Supplied material:
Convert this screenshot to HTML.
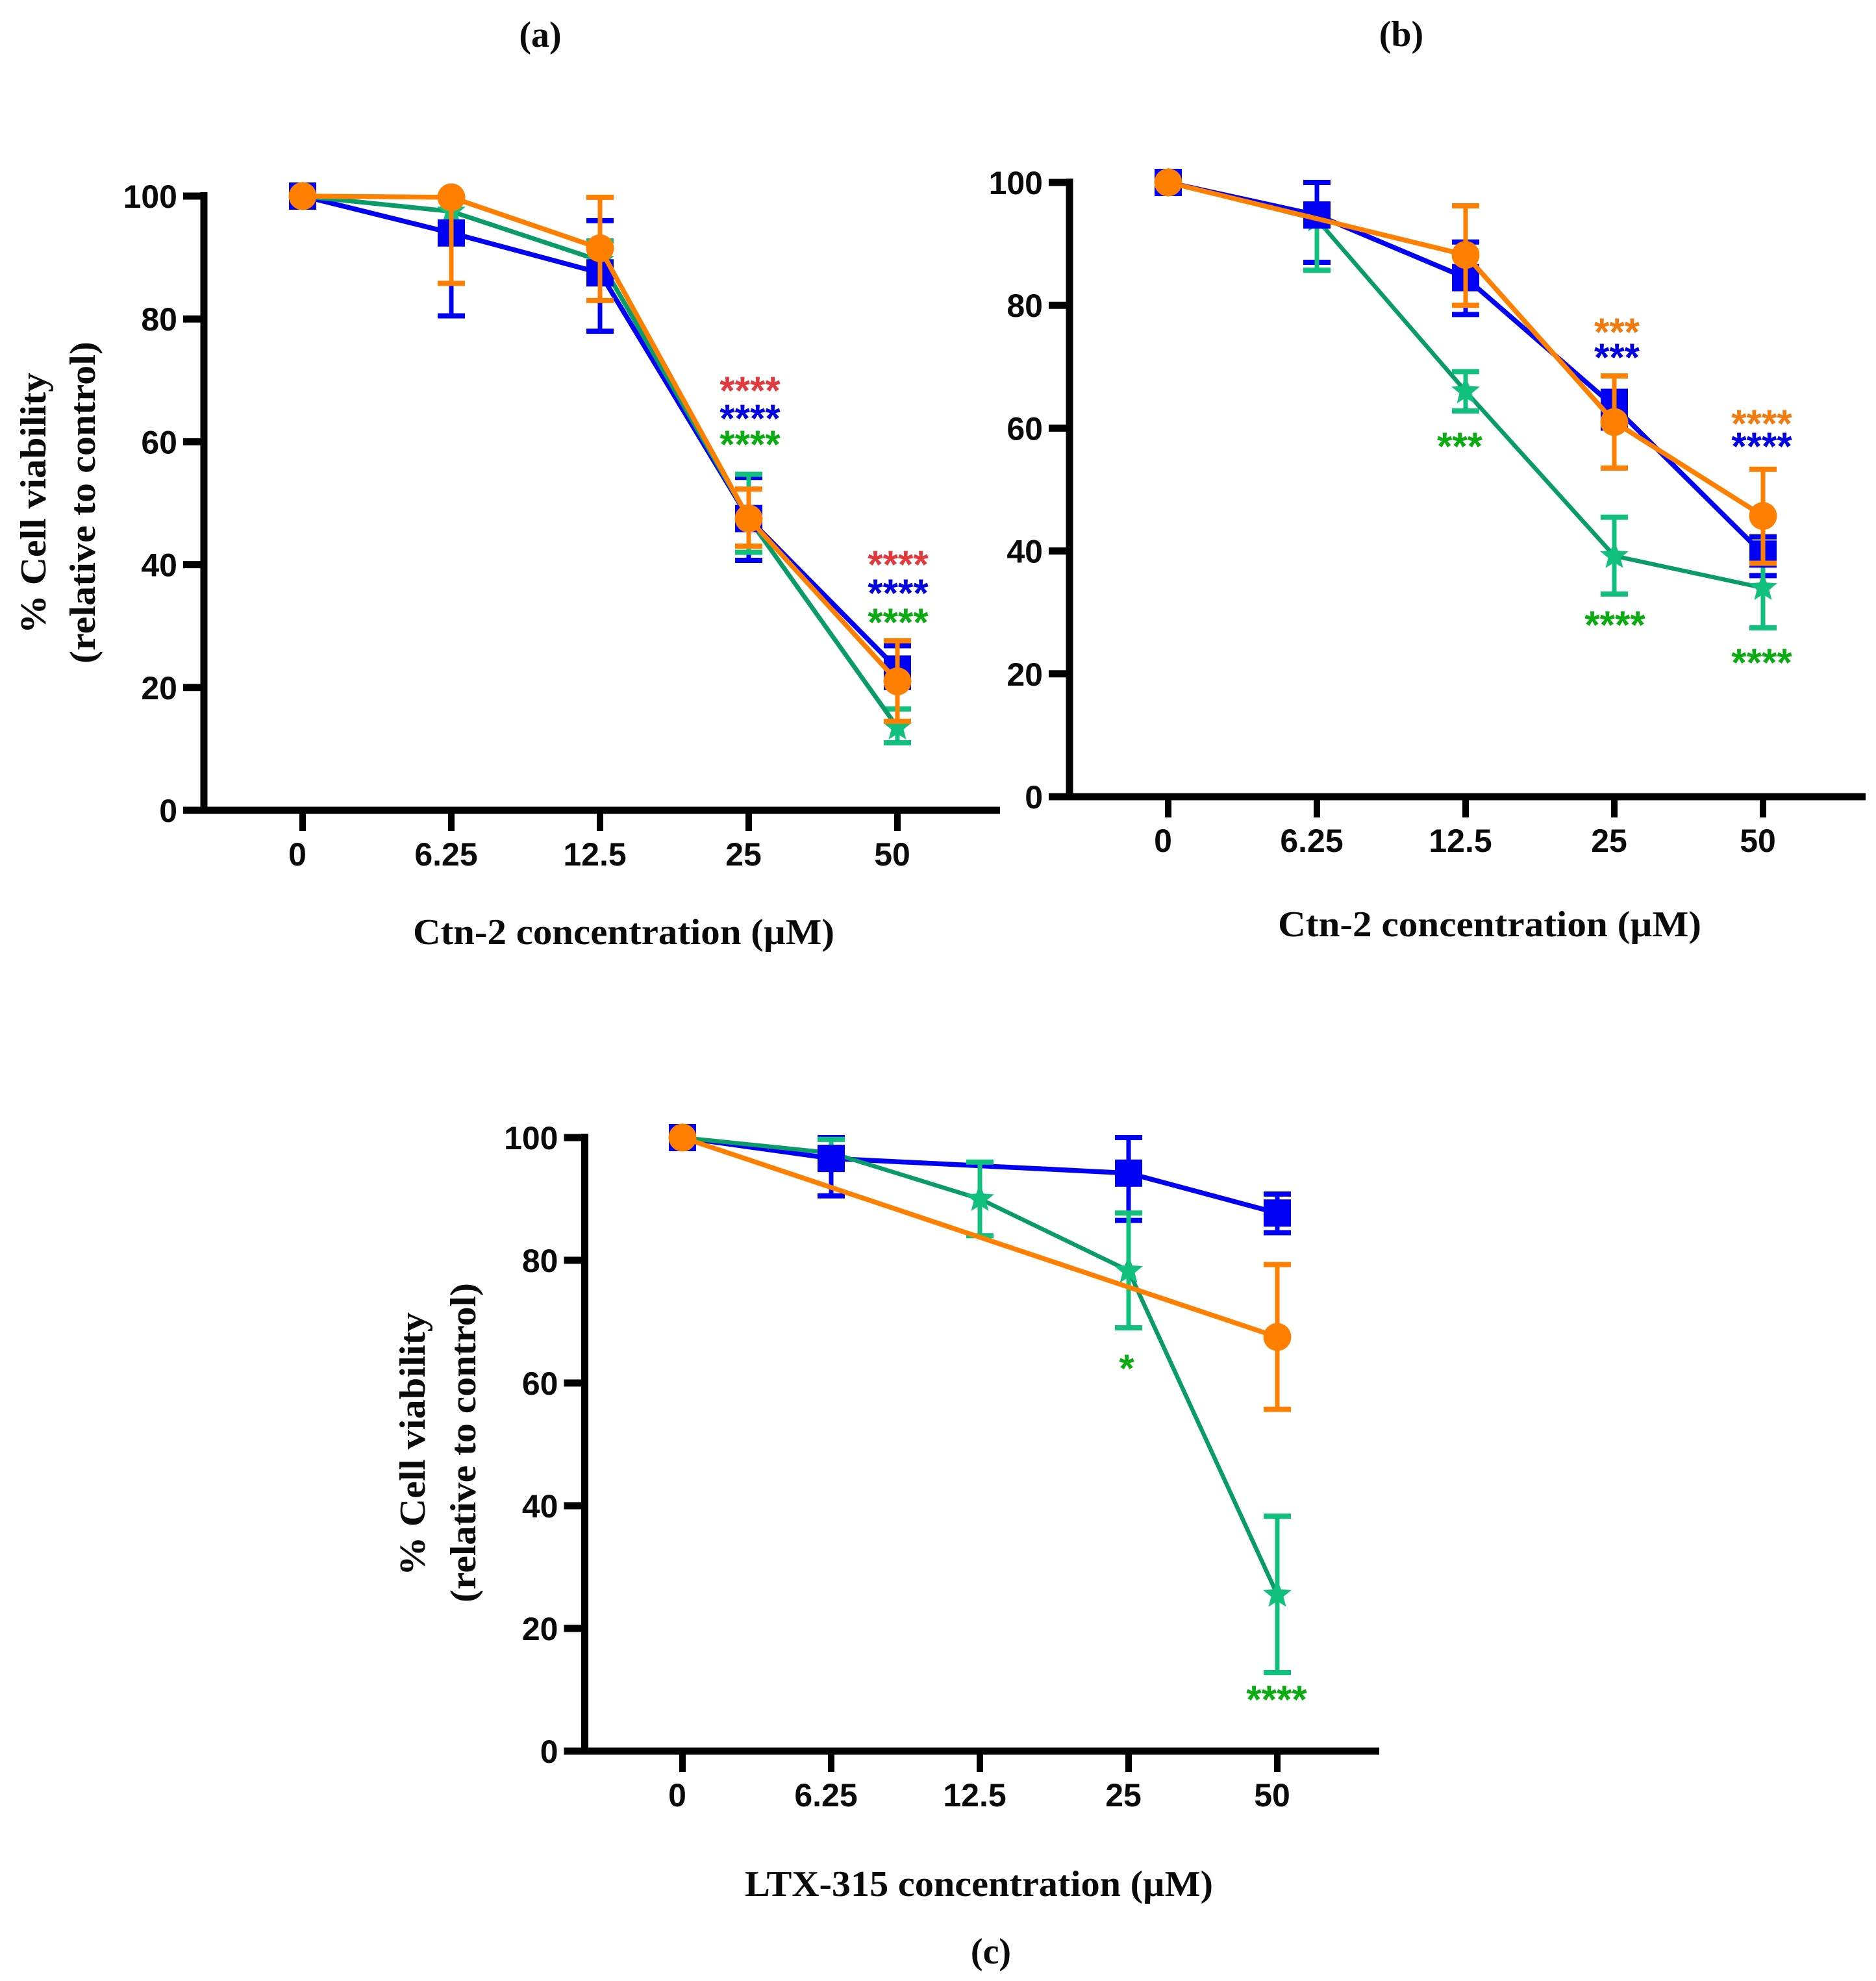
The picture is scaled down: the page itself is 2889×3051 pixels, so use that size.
<!DOCTYPE html>
<html lang="en">
<head>
<meta charset="utf-8">
<title>Cell viability panels</title>
<style>
html,body{margin:0;padding:0;background:#fff;width:2889px;height:3051px;overflow:hidden}
svg{display:block}
.tick{font-family:"Liberation Sans",Arial,sans-serif;font-weight:700;font-size:50px;fill:#0a0a0a}
.title{font-family:"Liberation Serif",serif;font-weight:700;font-size:56px;fill:#0a0a0a}
.panel{font-family:"Liberation Serif",serif;font-weight:700;font-size:56px;fill:#0a0a0a}
.sig{font-family:"Liberation Sans",sans-serif;font-weight:700;font-size:60px;text-anchor:middle}
</style>
</head>
<body>
<svg id="chart" xmlns="http://www.w3.org/2000/svg" width="2889" height="3051" viewBox="0 0 2889 3051">
  <rect width="2889" height="3051" fill="#fff"/>
  <text class="panel" x="832" y="72" text-anchor="middle">(a)</text>
  <text class="panel" x="2158" y="71" text-anchor="middle">(b)</text>
  <text class="panel" x="1526" y="3024" text-anchor="middle">(c)</text>

  <text class="title" x="636" y="1454" textLength="649" lengthAdjust="spacingAndGlyphs">Ctn-2 concentration (µM)</text>
  <text class="title" x="1968" y="1442" textLength="652" lengthAdjust="spacingAndGlyphs">Ctn-2 concentration (µM)</text>
  <text class="title" x="1147" y="2920" textLength="721" lengthAdjust="spacingAndGlyphs">LTX-315 concentration (µM)</text>

  <text class="title" transform="translate(70,976) rotate(-90)" textLength="402" lengthAdjust="spacingAndGlyphs">% Cell viability</text>
  <text class="title" transform="translate(146,1022) rotate(-90)" textLength="496" lengthAdjust="spacingAndGlyphs">(relative to control)</text>
  <text class="title" transform="translate(654,2427) rotate(-90)" textLength="406" lengthAdjust="spacingAndGlyphs">% Cell viability</text>
  <text class="title" transform="translate(732,2468) rotate(-90)" textLength="492" lengthAdjust="spacingAndGlyphs">(relative to control)</text>

  <g id="panels"></g>
</svg>
<script>
// ---- shared data ----
const categories = ["0", "6.25", "12.5", "25", "50"];
const yTicks = [0, 20, 40, 60, 80, 100];

// ---- panel (a) ----
const aBlue = [100, 94, 87.5, 47.5, 23];
const aBlueLow = [null, 80.5, 78, 40.7, 20];
const aBlueHigh = [null, null, 96, 54.2, 26.8];
const aGreen = [100, 97.5, 89.5, 47.5, 13.5];
const aGreenLow = [null, null, 86, 42, 11];
const aGreenHigh = [null, null, 92.7, 54.7, 16.5];
const aOrange = [100, 99.8, 91.5, 47.5, 21];
const aOrangeLow = [null, 85.8, 83, 43, 14.5];
const aOrangeHigh = [null, null, 99.8, 52.3, 27.6];

// ---- panel (b) ----
const bBlue = [100, 94.7, 84.5, 63.5, 39.5];
const bBlueLow = [null, 87, 78.5, 60, 36];
const bBlueHigh = [null, 100, 90.3, 66, 42.3];
const bGreen = [100, 94, 66, 39.2, 34];
const bGreenLow = [null, 85.7, 62.8, 33, 27.5];
const bGreenHigh = [null, null, 69.2, 45.5, 40];
const bOrange = [100, null, 88.2, 61, 45.7];
const bOrangeLow = [null, null, 80, 53.5, 38];
const bOrangeHigh = [null, null, 96.2, 68.5, 53.3];

// ---- panel (c) ----
const cBlue = [100, 96.6, null, 94.2, 87.7];
const cBlueLow = [null, 90.5, null, 86.5, 84.5];
const cBlueHigh = [null, 100, null, 100, 90.8];
const cGreen = [100, 97.5, 90, 78.3, 25.5];
const cGreenLow = [null, null, 84, 69, 12.8];
const cGreenHigh = [null, 99.7, 96, 87.7, 38.3];
const cOrange = [100, null, null, null, 67.5];
const cOrangeLow = [null, null, null, null, 55.7];
const cOrangeHigh = [null, null, null, null, 79.3];

const SVGNS = "http://www.w3.org/2000/svg";
const BLUE = "#0000f5", ORANGE = "#ff7f00", GREEN_LINE = "#0a9c68", GREEN_MARK = "#10c07c";
const SIG_RED = "#e03a3e", SIG_BLUE = "#0000e0", SIG_GREEN = "#0bab12", SIG_ORANGE = "#f07c10";

function el(tag, attrs) {
  const e = document.createElementNS(SVGNS, tag);
  for (const k in attrs) e.setAttribute(k, attrs[k]);
  return e;
}

function drawPanel(cfg) {
  const root = document.getElementById("panels");
  const g = el("g", {});
  
  
  root.appendChild(g);

  const yS = v => cfg.y0 + (cfg.y100 - cfg.y0) * v / 100;
  const xS = i => cfg.x0 + i * cfg.dx;

  // axes
  const yAxis = el("line", {x1: cfg.axisX, x2: cfg.axisX, y1: yS(100) - 6, y2: yS(0) + 5.5, stroke: "#000", "stroke-width": 11});
  
  
  g.appendChild(yAxis);

  const xAxis = el("line", {x1: cfg.axisX - 32, x2: cfg.axisEnd, y1: yS(0), y2: yS(0), stroke: "#000", "stroke-width": 11});
  
  
  g.appendChild(xAxis);

  yTicks.forEach(t => {
    const tick = el("line", {x1: cfg.axisX - 32, x2: cfg.axisX, y1: yS(t), y2: yS(t), stroke: "#000", "stroke-width": 11});
    
    
    g.appendChild(tick);

    const lab = el("text", {class: "tick", x: cfg.axisX - 41, y: yS(t) + 18, "text-anchor": "end"});
    lab.textContent = t;
    
    
    g.appendChild(lab);
  });

  categories.forEach((c, i) => {
    const tick = el("line", {x1: xS(i), x2: xS(i), y1: yS(0), y2: yS(0) + 32, stroke: "#000", "stroke-width": 10});
    
    
    g.appendChild(tick);

    const lab = el("text", {class: "tick", x: xS(i) - 8, y: yS(0) + 85, "text-anchor": "middle"});
    lab.textContent = c;
    
    
    g.appendChild(lab);
  });

  const drawLine = s => {
    const pts = [];
    s.values.forEach((v, i) => { if (v !== null) pts.push(xS(i) + "," + yS(v)); });
    const line = el("polyline", {points: pts.join(" "), fill: "none", stroke: s.line, "stroke-width": s.width, "stroke-linejoin": "round"});
    
    
    g.appendChild(line);
  };

  const drawErrors = s => {
    s.values.forEach((v, i) => {
      if (v === null) return;
      const lo = s.low[i], hi = s.high[i];
      if (lo === null && hi === null) return;
      const top = hi === null ? v : hi, bottom = lo === null ? v : lo;
      const stem = el("line", {x1: xS(i), x2: xS(i), y1: yS(top), y2: yS(bottom), stroke: s.mark, "stroke-width": 7});
      
      
      g.appendChild(stem);
      [lo, hi].forEach(cap => {
        if (cap === null) return;
        const c = el("line", {x1: xS(i) - 21, x2: xS(i) + 21, y1: yS(cap), y2: yS(cap), stroke: s.mark, "stroke-width": 8});
        
        
        g.appendChild(c);
      });
    });
  };

  const drawMarkers = s => {
    s.values.forEach((v, i) => {
      if (v === null) return;
      const cx = xS(i), cy = yS(v);
      let m;
      if (s.shape === "square") {
        m = el("rect", {x: cx - 21, y: cy - 21, width: 42, height: 42, fill: s.mark});
      } else if (s.shape === "circle") {
        m = el("circle", {cx: cx, cy: cy, r: 21.5, fill: s.mark});
      } else {
        const p = [];
        for (let k = 0; k < 10; k++) {
          const r = k % 2 ? 10 : 23, a = -Math.PI / 2 + k * Math.PI / 5;
          p.push((cx + r * Math.cos(a)).toFixed(1) + "," + (cy + r * Math.sin(a)).toFixed(1));
        }
        m = el("polygon", {points: p.join(" "), fill: s.mark});
      }
      
      
      g.appendChild(m);
    });
  };

  // paint order: blue bars and line, green everything, blue squares, orange everything
  const blue = cfg.series[0], green = cfg.series[1], orange = cfg.series[2];
  drawErrors(blue);
  drawLine(blue);
  drawErrors(green);
  drawLine(green);
  drawMarkers(green);
  drawMarkers(blue);
  drawErrors(orange);
  drawLine(orange);
  drawMarkers(orange);

  // significance asterisks
  cfg.sig.forEach(a => {
    const t = el("text", {class: "sig", x: a[0], y: a[1] + 31, fill: a[3]});
    t.textContent = a[2];
    
    
    g.appendChild(t);
  });
}

function seriesSet(blue, blueLow, blueHigh, green, greenLow, greenHigh, orange, orangeLow, orangeHigh, greenWidth) {
  return [
    {name: "blue", values: blue, low: blueLow, high: blueHigh, line: BLUE, mark: BLUE, width: 7.5, shape: "square"},
    {name: "green", values: green, low: greenLow, high: greenHigh, line: GREEN_LINE, mark: GREEN_MARK, width: greenWidth, shape: "star"},
    {name: "orange", values: orange, low: orangeLow, high: orangeHigh, line: ORANGE, mark: ORANGE, width: 7.5, shape: "circle"}
  ];
}

drawPanel({
  id: "a", axisX: 314, axisEnd: 1540, y0: 1248, y100: 302, x0: 466, dx: 229,
  series: seriesSet(aBlue, aBlueLow, aBlueHigh, aGreen, aGreenLow, aGreenHigh, aOrange, aOrangeLow, aOrangeHigh, 7),
  sig: [
    [1155, 591, "****", SIG_RED], [1155, 634, "****", SIG_BLUE], [1155, 674, "****", SIG_GREEN],
    [1383, 859, "****", SIG_RED], [1383, 903, "****", SIG_BLUE], [1383, 948, "****", SIG_GREEN]
  ]
});
drawPanel({
  id: "b", axisX: 1647, axisEnd: 2873, y0: 1227, y100: 281, x0: 1799, dx: 229,
  series: seriesSet(bBlue, bBlueLow, bBlueHigh, bGreen, bGreenLow, bGreenHigh, bOrange, bOrangeLow, bOrangeHigh, 6.5),
  sig: [
    [2490, 501, "***", SIG_ORANGE], [2490, 540, "***", SIG_BLUE], [2248, 677, "***", SIG_GREEN],
    [2487, 952, "****", SIG_GREEN], [2713, 642, "****", SIG_ORANGE], [2713, 677, "****", SIG_BLUE],
    [2713, 1010, "****", SIG_GREEN]
  ]
});
drawPanel({
  id: "c", axisX: 900.5, axisEnd: 2124, y0: 2697, y100: 1752, x0: 1051, dx: 229,
  series: seriesSet(cBlue, cBlueLow, cBlueHigh, cGreen, cGreenLow, cGreenHigh, cOrange, cOrangeLow, cOrangeHigh, 6.5),
  sig: [
    [1735, 2097, "*", SIG_GREEN], [1966, 2607, "****", SIG_GREEN]
  ]
});
</script>
</body>
</html>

What to do:
Tally up the lines holding the word "size" in the data above, and answer with that figure only.

Finished task:
5